▶ [What you will do]: Set down each line of the material that follows, exactly, with no pictures.

────────────────

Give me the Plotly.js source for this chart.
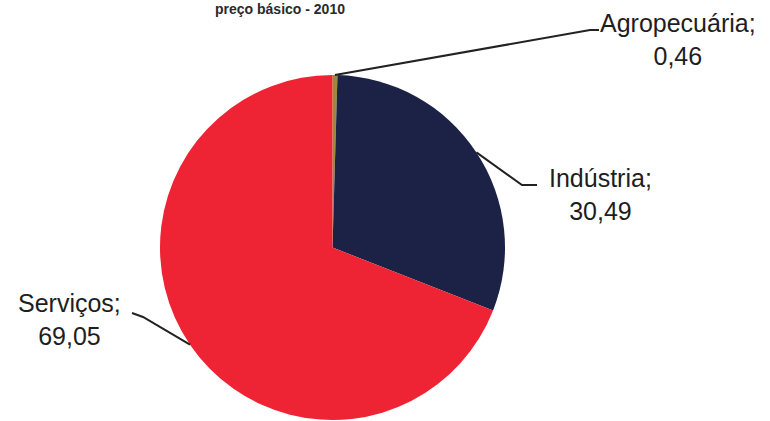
<!DOCTYPE html>
<html>
<head>
<meta charset="utf-8">
<script src="https://cdn.plot.ly/plotly-3.0.1.min.js"></script>
<style>html,body{margin:0;padding:0;background:#fff;}#chart{width:770px;height:421px;}</style>
</head>
<body>
<div id="chart"></div>
<script>
// Data
var categories = ["Agropecuária", "Indústria", "Serviços"];
var values = [0.46, 30.49, 69.05];
var valueLabels = ["0,46", "30,49", "69,05"];
var colors = ["#9A8A3E", "#1B2246", "#EE2334"];
var titleText = "preço básico - 2010";

var W = 770, H = 421;
var domX = [160 / W, 505 / W];
var domY = [1 / H, 346 / H];
// pie geometry (pixels) derived from the domain
var cx = (domX[0] + domX[1]) / 2 * W;
var cy = H - (domY[0] + domY[1]) / 2 * H;
var r = Math.min((domX[1] - domX[0]) * W, (domY[1] - domY[0]) * H) / 2;

// label layout (pixel positions of label centres and leader elbows)
var labelPos = [[678, 40], [600, 194], [69, 319]];
var elbows = [[[590, 30], [599, 30]], [[522, 185], [537, 185]], [[143, 317], [132, 313]]];

function px2paper(p) { return [p[0] / W, 1 - p[1] / H]; }

var total = values.reduce(function (a, b) { return a + b; }, 0);
var cum = 0;
var shapes = [], annotations = [];
for (var i = 0; i < values.length; i++) {
  var mid = (cum + values[i] / 2) / total * 2 * Math.PI;
  cum += values[i];
  var edge = [cx + r * Math.sin(mid), cy - r * Math.cos(mid)];
  var pts = [edge].concat(elbows[i]).map(px2paper);
  var path = "M" + pts.map(function (p) { return p[0] + "," + p[1]; }).join(" L");
  shapes.push({type: "path", xref: "paper", yref: "paper", path: path,
    line: {color: "#222", width: 2}});
  var lp = px2paper(labelPos[i]);
  annotations.push({xref: "paper", yref: "paper", x: lp[0], y: lp[1],
    xanchor: "center", yanchor: "middle", showarrow: false, align: "center",
    text: categories[i] + ";<br>" + valueLabels[i],
    font: {family: "Liberation Sans, Arial, sans-serif", size: 25, color: "#1e1e1e"}});
}
annotations.push({xref: "paper", yref: "paper", x: 280 / W, y: 1,
  xanchor: "center", yanchor: "top", showarrow: false, borderpad: 0,
  text: "<b>" + titleText + "</b>",
  font: {family: "Liberation Sans, Arial, sans-serif", size: 14, color: "#2a2a2a"}});

var trace = {
  type: "pie", labels: categories, values: values, sort: false,
  direction: "clockwise", rotation: 0, textinfo: "none", hoverinfo: "none",
  marker: {colors: colors, line: {width: 0}},
  domain: {x: domX, y: domY}, showlegend: false
};
Plotly.newPlot("chart", [trace], {
  width: W, height: H, margin: {l: 0, r: 0, t: 0, b: 0},
  paper_bgcolor: "#fff", showlegend: false,
  shapes: shapes, annotations: annotations
}, {staticPlot: true});
</script>
</body>
</html>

────────────────

▶ [Finished exercise]:
Give me the Plotly.js source for this chart.
<!DOCTYPE html>
<html>
<head>
<meta charset="utf-8">
<script src="https://cdn.plot.ly/plotly-3.0.1.min.js"></script>
<style>html,body{margin:0;padding:0;background:#fff;}#chart{width:770px;height:421px;}</style>
</head>
<body>
<div id="chart"></div>
<script>
// Data
var categories = ["Agropecuária", "Indústria", "Serviços"];
var values = [0.46, 30.49, 69.05];
var valueLabels = ["0,46", "30,49", "69,05"];
var colors = ["#9A8A3E", "#1B2246", "#EE2334"];
var titleText = "preço básico - 2010";

var W = 770, H = 421;
var domX = [160 / W, 505 / W];
var domY = [1 / H, 346 / H];
// pie geometry (pixels) derived from the domain
var cx = (domX[0] + domX[1]) / 2 * W;
var cy = H - (domY[0] + domY[1]) / 2 * H;
var r = Math.min((domX[1] - domX[0]) * W, (domY[1] - domY[0]) * H) / 2;

// label layout (pixel positions of label centres and leader elbows)
var labelPos = [[678, 40], [600, 194], [69, 319]];
var elbows = [[[590, 30], [599, 30]], [[522, 185], [537, 185]], [[143, 317], [132, 313]]];

function px2paper(p) { return [p[0] / W, 1 - p[1] / H]; }

var total = values.reduce(function (a, b) { return a + b; }, 0);
var cum = 0;
var shapes = [], annotations = [];
for (var i = 0; i < values.length; i++) {
  var mid = (cum + values[i] / 2) / total * 2 * Math.PI;
  cum += values[i];
  var edge = [cx + r * Math.sin(mid), cy - r * Math.cos(mid)];
  var pts = [edge].concat(elbows[i]).map(px2paper);
  var path = "M" + pts.map(function (p) { return p[0] + "," + p[1]; }).join(" L");
  shapes.push({type: "path", xref: "paper", yref: "paper", path: path,
    line: {color: "#222", width: 2}});
  var lp = px2paper(labelPos[i]);
  annotations.push({xref: "paper", yref: "paper", x: lp[0], y: lp[1],
    xanchor: "center", yanchor: "middle", showarrow: false, align: "center",
    text: categories[i] + ";<br>" + valueLabels[i],
    font: {family: "Liberation Sans, Arial, sans-serif", size: 25, color: "#1e1e1e"}});
}
annotations.push({xref: "paper", yref: "paper", x: 280 / W, y: 1,
  xanchor: "center", yanchor: "top", showarrow: false, borderpad: 0,
  text: "<b>" + titleText + "</b>",
  font: {family: "Liberation Sans, Arial, sans-serif", size: 14, color: "#2a2a2a"}});

var trace = {
  type: "pie", labels: categories, values: values, sort: false,
  direction: "clockwise", rotation: 0, textinfo: "none", hoverinfo: "none",
  marker: {colors: colors, line: {width: 0}},
  domain: {x: domX, y: domY}, showlegend: false
};
Plotly.newPlot("chart", [trace], {
  width: W, height: H, margin: {l: 0, r: 0, t: 0, b: 0},
  paper_bgcolor: "#fff", showlegend: false,
  shapes: shapes, annotations: annotations
}, {staticPlot: true});
</script>
</body>
</html>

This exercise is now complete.